How do I write a marketing resume with no metrics?
You almost certainly have metrics — you just need to dig for them. Check your Google Analytics, ad platform dashboards, email marketing reports, and CRM data. If you truly cannot access past numbers, use directional language: "Grew organic traffic by approximately 3x over 6 months" or "Reduced cost per lead by more than half through creative testing." Approximations backed by context are far better than vague statements with no numbers at all.
Should I list every marketing tool I have used?
No. List 10-15 tools that are most relevant to your target role. Group them by function: analytics (Google Analytics 4, Mixpanel), advertising (Meta Ads Manager, Google Ads), email (Klaviyo, Mailchimp), CRM (HubSpot, Salesforce), SEO (Ahrefs, SEMrush), and design (Figma, Canva). Tailor this list to match the tools mentioned in each job posting.
Is a one-page resume enough for a senior marketing manager?
For marketing managers with under 10 years of experience, one page is ideal. If you have 10 or more years of experience, a VP-level title, or cross-functional leadership scope, two pages are acceptable. Never exceed two pages. If your resume runs long, cut older roles to two-line summaries and prioritize the last 7-8 years of experience in detail.
How important is ATS optimization for marketing resumes?
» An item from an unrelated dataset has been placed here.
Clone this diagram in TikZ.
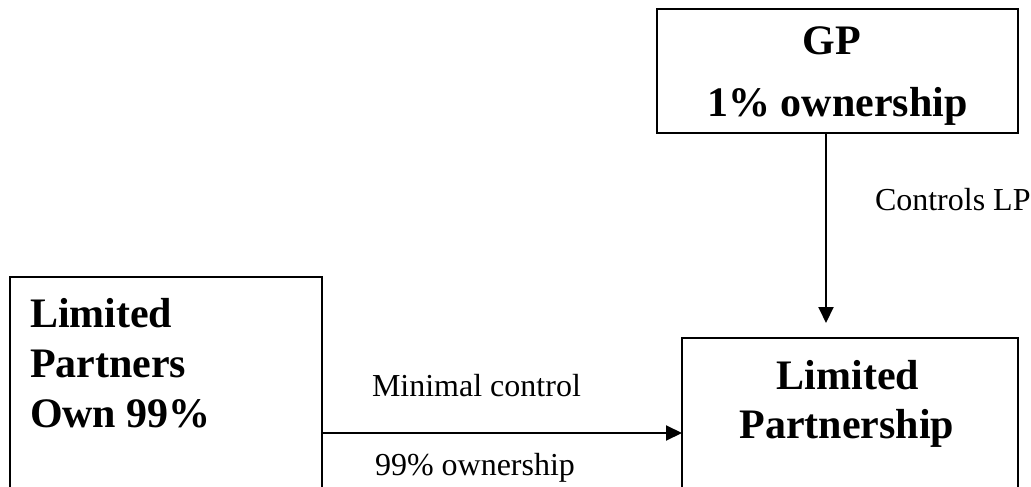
\documentclass[tikz,border=0pt]{standalone}
\usepackage{fontspec}
\setmainfont{Liberation Serif}
\usetikzlibrary{arrows.meta}
\begin{document}
\begin{tikzpicture}[x=1pt,y=-1pt,
  box/.style={draw, line width=2pt, rectangle, inner sep=0pt, outer sep=0pt, anchor=north west},
  title/.style={font=\fontsize{42}{48}\selectfont\bfseries, inner sep=0pt, outer sep=0pt},
  lbl/.style={font=\fontsize{32}{38}\selectfont, inner sep=0pt, outer sep=0pt, anchor=base west},
  arr/.style={line width=2pt, -{Triangle[length=16pt,width=15pt]}}]
  \clip (0,0) rectangle (1031,487);

  % boxes
  \node[box, minimum width=361pt, minimum height=124pt] (gp) at (657,9) {};
  \node[box, minimum width=312pt, minimum height=230pt] (lps) at (10,277) {};
  \node[box, minimum width=336pt, minimum height=200pt] (lp) at (682,338) {};

  % box texts
  \node[title, anchor=base] (gp1) at (832,55) {GP};
  \node[title, anchor=base] (gp2) at (837.5,117) {1\% ownership};
  \node[title, anchor=base west] (lps1) at (30,327) {Limited};
  \node[title, anchor=base west] (lps2) at (30,377) {Partners};
  \node[title, anchor=base west] (lps3) at (30,427) {Own 99\%};
  \node[title, anchor=base] (lp1) at (848,389) {Limited};
  \node[title, anchor=base] (lp2) at (847,438) {Partnership};

  % connectors
  \coordinate (vx) at (826,0);
  \coordinate (hy) at (0,433);
  \draw[arr, shorten >=15pt] (gp.south -| vx) -- (lp.north -| vx);
  \draw[arr] (lps.east |- hy) -- (lp.west |- hy);

  % connector labels
  \node[lbl] (ctl) at (875,210) {Controls LP};
  \node[lbl] (minc) at (372,396) {Minimal control};
  \node[lbl] (own) at (375,475) {99\% ownership};
\end{tikzpicture}
\end{document}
Very important. Despite marketers being savvy about branding, many use overly designed resume templates with columns, icons, and graphics that ATS systems cannot parse. Use a clean single-column layout, standard section headings (Experience, Education, Skills), and mirror exact keywords from the job description. An ATS-friendly resume with strong metrics will outperform a beautifully designed one that gets filtered out before a human sees it.